Rarely do such heights and such depths appear so close together in scripture.

“There is no longer Greek and Jew, circumcised and uncircumcised, barbarian, Scythian, slave and free; but Christ is all and in all!”

And . . . fornication, impurity, passion, evil desire, greed, anger, wrath, malice, slander, and abusive language.

The New Testament is indecipherable without some experience of “new life” with which to interpret passages like this. Here’s one of mine: my parents started taking me and my brother to church when I was in the third grade, and it didn’t take but a few months for a bunch of family nonsense to stop and a few bits of piety to replace them. Was life suddenly idyllic? No. Did all the family’s problems dissipate, like the preacher promised would happen if only we gave faithfully enough? Certainly not.

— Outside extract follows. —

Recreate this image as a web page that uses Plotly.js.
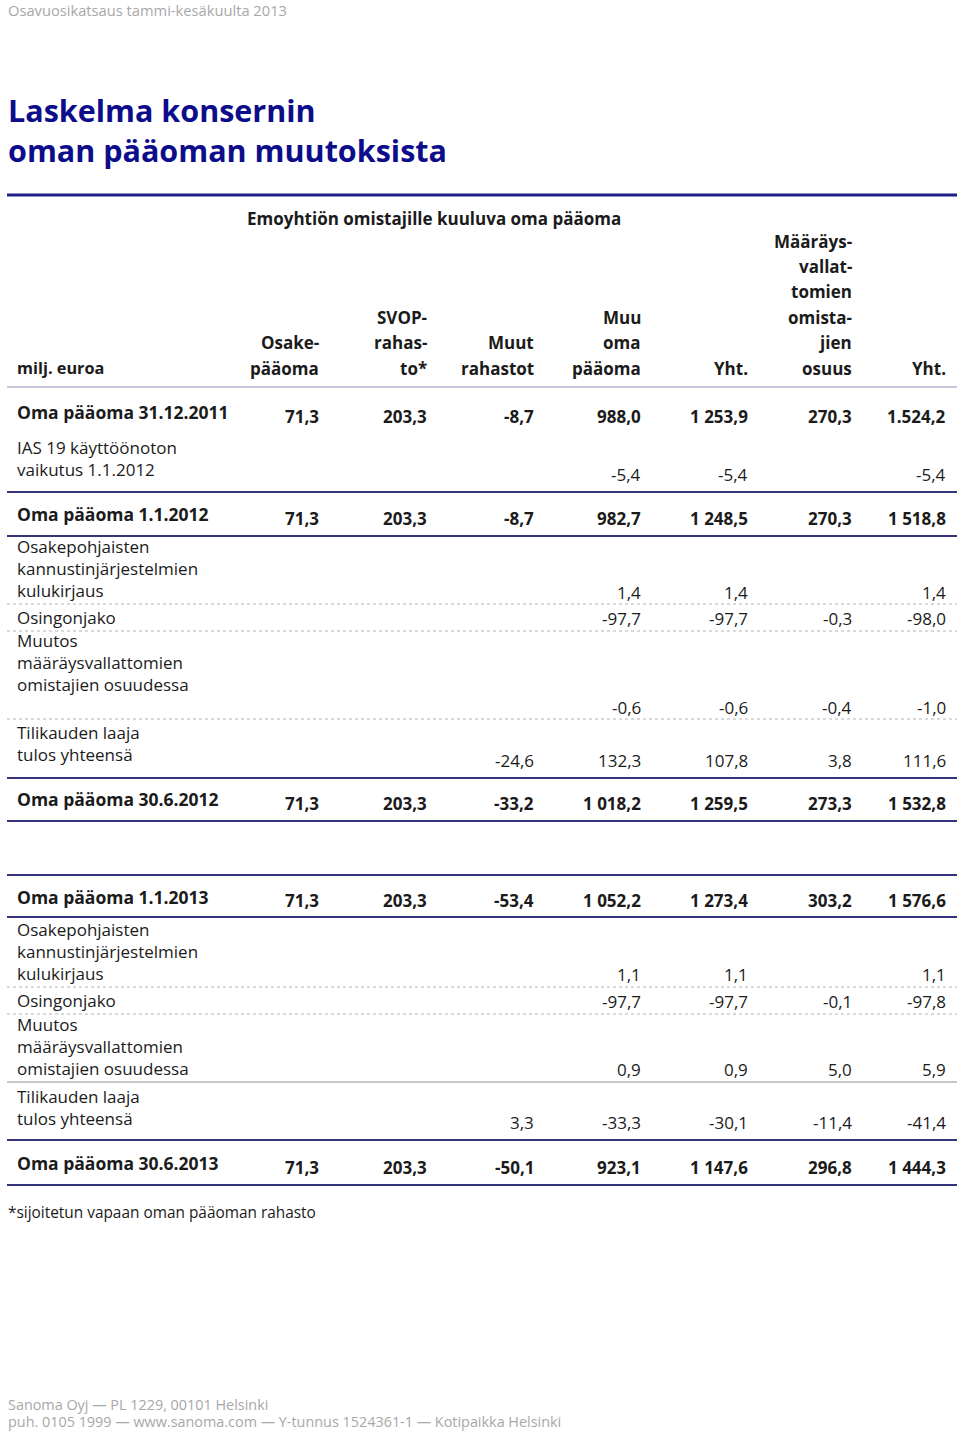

But I tell you it was new life.

This is true for everyone who experiences the grace of the gospel, including all of those pious first-century Jewish men and women in Judea who heard it first. “New life” appears in particularly stark relief for all of those non-Jews who heard the preaching of a once-zealous Pharisee named Paul in cities like Colossae and Corinth. For them, conversion to the way of Jesus was radical—separation from the social circles and habits that had shaped them for the sake of a joy and a purpose initiated in their life by a God they had never pondered.

So it is for us, too. Where has new life found you?

God of new life, by your mercy we are freed from the dictates of evil desire, greed, and so much else that once held us. Constantly convert us from these things to the unity of a life in you, united with your people. Through Christ, our All-in-All. Amen.